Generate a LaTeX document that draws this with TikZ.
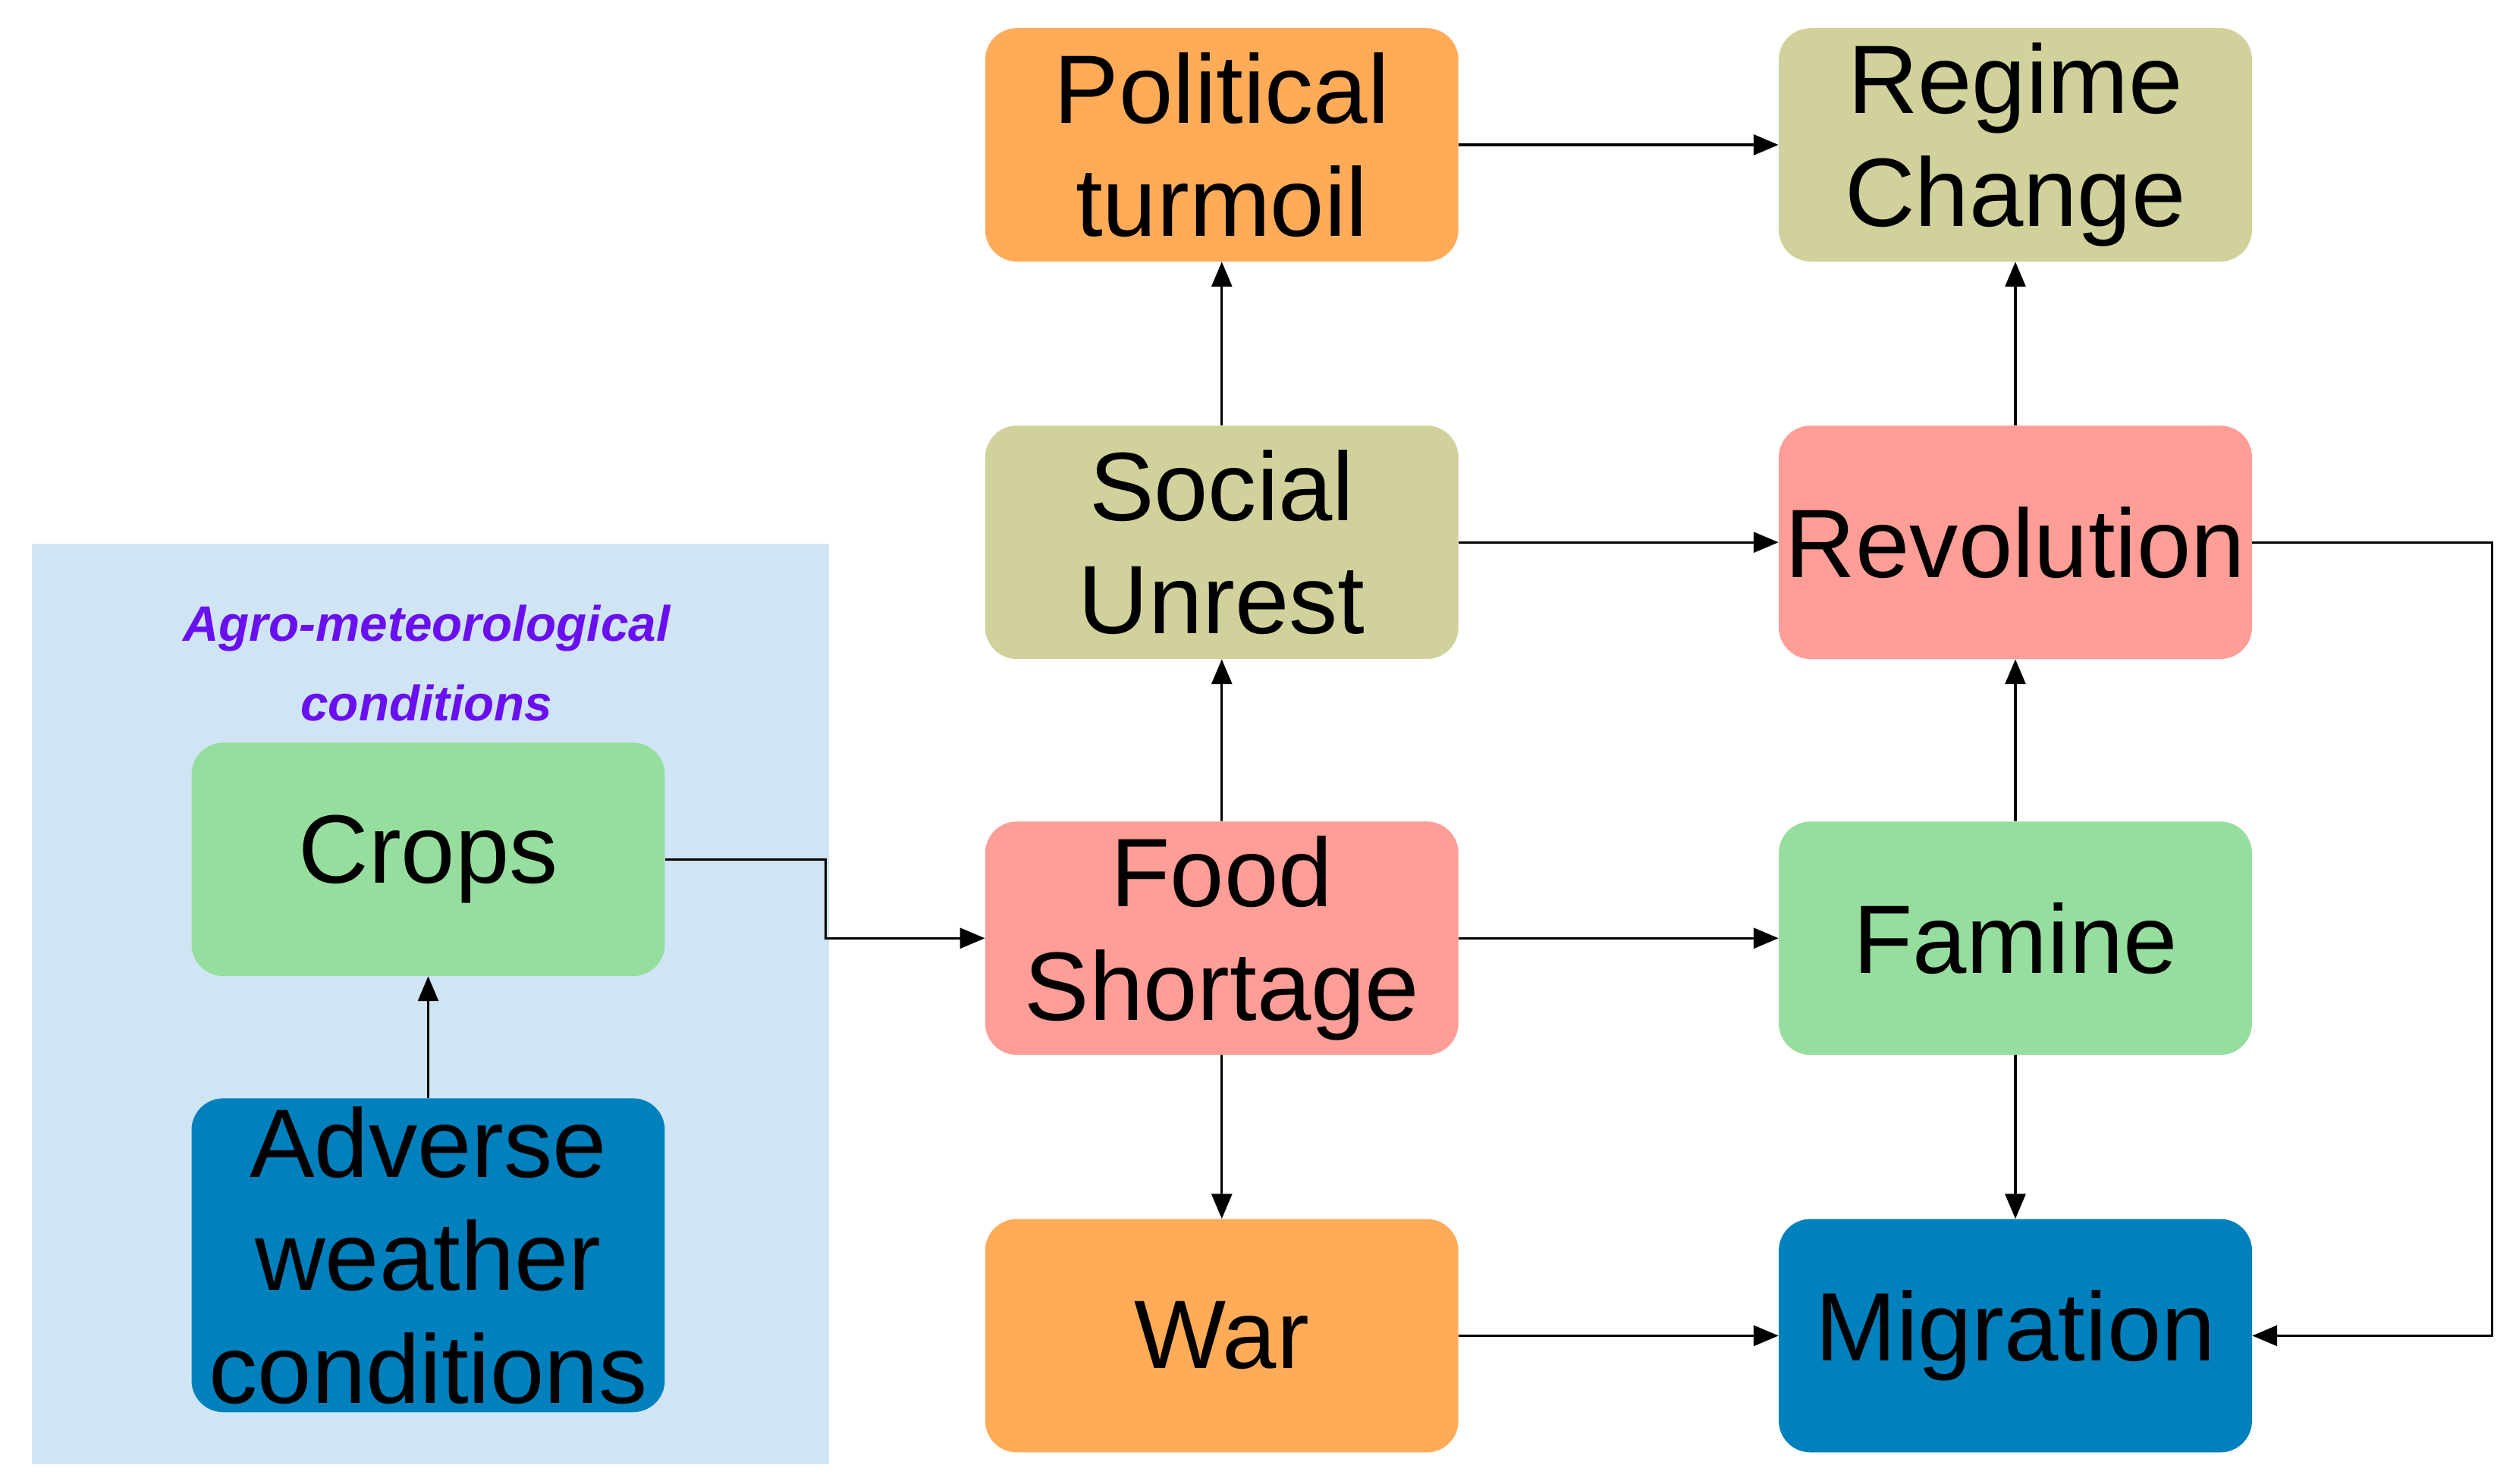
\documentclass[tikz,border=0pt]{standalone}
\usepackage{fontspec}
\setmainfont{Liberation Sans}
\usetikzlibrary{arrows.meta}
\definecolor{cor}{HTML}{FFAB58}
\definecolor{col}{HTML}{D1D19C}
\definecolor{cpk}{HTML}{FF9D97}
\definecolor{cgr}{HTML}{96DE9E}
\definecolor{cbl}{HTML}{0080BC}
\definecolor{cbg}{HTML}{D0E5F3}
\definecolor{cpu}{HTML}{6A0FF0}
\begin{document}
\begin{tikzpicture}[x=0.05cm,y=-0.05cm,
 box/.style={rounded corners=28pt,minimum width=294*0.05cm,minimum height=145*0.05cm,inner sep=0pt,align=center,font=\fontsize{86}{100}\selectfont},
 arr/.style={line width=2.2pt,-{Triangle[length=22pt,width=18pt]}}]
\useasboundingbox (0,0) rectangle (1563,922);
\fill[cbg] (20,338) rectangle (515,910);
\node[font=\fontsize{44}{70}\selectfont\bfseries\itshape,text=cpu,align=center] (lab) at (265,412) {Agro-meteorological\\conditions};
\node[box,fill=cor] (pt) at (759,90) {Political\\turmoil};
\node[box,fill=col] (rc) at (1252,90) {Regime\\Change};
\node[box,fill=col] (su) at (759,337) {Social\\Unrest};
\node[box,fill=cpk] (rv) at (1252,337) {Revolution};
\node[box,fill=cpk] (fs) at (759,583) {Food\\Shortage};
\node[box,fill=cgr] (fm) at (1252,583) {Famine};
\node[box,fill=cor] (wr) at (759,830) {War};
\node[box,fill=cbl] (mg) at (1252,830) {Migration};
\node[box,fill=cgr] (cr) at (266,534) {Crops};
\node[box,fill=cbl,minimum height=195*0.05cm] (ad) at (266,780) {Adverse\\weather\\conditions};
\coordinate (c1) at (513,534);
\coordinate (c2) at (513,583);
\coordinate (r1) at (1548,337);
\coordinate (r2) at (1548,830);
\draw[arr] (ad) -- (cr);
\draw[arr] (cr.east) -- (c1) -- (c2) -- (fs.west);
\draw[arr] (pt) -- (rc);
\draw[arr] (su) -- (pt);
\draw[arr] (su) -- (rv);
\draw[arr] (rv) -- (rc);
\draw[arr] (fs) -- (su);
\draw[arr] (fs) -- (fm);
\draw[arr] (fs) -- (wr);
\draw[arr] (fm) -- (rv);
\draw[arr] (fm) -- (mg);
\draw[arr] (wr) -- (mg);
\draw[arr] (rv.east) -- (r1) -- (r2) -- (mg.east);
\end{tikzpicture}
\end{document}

WHAT YOU WILL DO:
Copy out all of the data word for word. Do not carry over any picture.

CORRECT ANSWER:
Generate a LaTeX document that draws this with TikZ.
\documentclass[tikz,border=0pt]{standalone}
\usepackage{fontspec}
\setmainfont{Liberation Sans}
\usetikzlibrary{arrows.meta}
\definecolor{cor}{HTML}{FFAB58}
\definecolor{col}{HTML}{D1D19C}
\definecolor{cpk}{HTML}{FF9D97}
\definecolor{cgr}{HTML}{96DE9E}
\definecolor{cbl}{HTML}{0080BC}
\definecolor{cbg}{HTML}{D0E5F3}
\definecolor{cpu}{HTML}{6A0FF0}
\begin{document}
\begin{tikzpicture}[x=0.05cm,y=-0.05cm,
 box/.style={rounded corners=28pt,minimum width=294*0.05cm,minimum height=145*0.05cm,inner sep=0pt,align=center,font=\fontsize{86}{100}\selectfont},
 arr/.style={line width=2.2pt,-{Triangle[length=22pt,width=18pt]}}]
\useasboundingbox (0,0) rectangle (1563,922);
\fill[cbg] (20,338) rectangle (515,910);
\node[font=\fontsize{44}{70}\selectfont\bfseries\itshape,text=cpu,align=center] (lab) at (265,412) {Agro-meteorological\\conditions};
\node[box,fill=cor] (pt) at (759,90) {Political\\turmoil};
\node[box,fill=col] (rc) at (1252,90) {Regime\\Change};
\node[box,fill=col] (su) at (759,337) {Social\\Unrest};
\node[box,fill=cpk] (rv) at (1252,337) {Revolution};
\node[box,fill=cpk] (fs) at (759,583) {Food\\Shortage};
\node[box,fill=cgr] (fm) at (1252,583) {Famine};
\node[box,fill=cor] (wr) at (759,830) {War};
\node[box,fill=cbl] (mg) at (1252,830) {Migration};
\node[box,fill=cgr] (cr) at (266,534) {Crops};
\node[box,fill=cbl,minimum height=195*0.05cm] (ad) at (266,780) {Adverse\\weather\\conditions};
\coordinate (c1) at (513,534);
\coordinate (c2) at (513,583);
\coordinate (r1) at (1548,337);
\coordinate (r2) at (1548,830);
\draw[arr] (ad) -- (cr);
\draw[arr] (cr.east) -- (c1) -- (c2) -- (fs.west);
\draw[arr] (pt) -- (rc);
\draw[arr] (su) -- (pt);
\draw[arr] (su) -- (rv);
\draw[arr] (rv) -- (rc);
\draw[arr] (fs) -- (su);
\draw[arr] (fs) -- (fm);
\draw[arr] (fs) -- (wr);
\draw[arr] (fm) -- (rv);
\draw[arr] (fm) -- (mg);
\draw[arr] (wr) -- (mg);
\draw[arr] (rv.east) -- (r1) -- (r2) -- (mg.east);
\end{tikzpicture}
\end{document}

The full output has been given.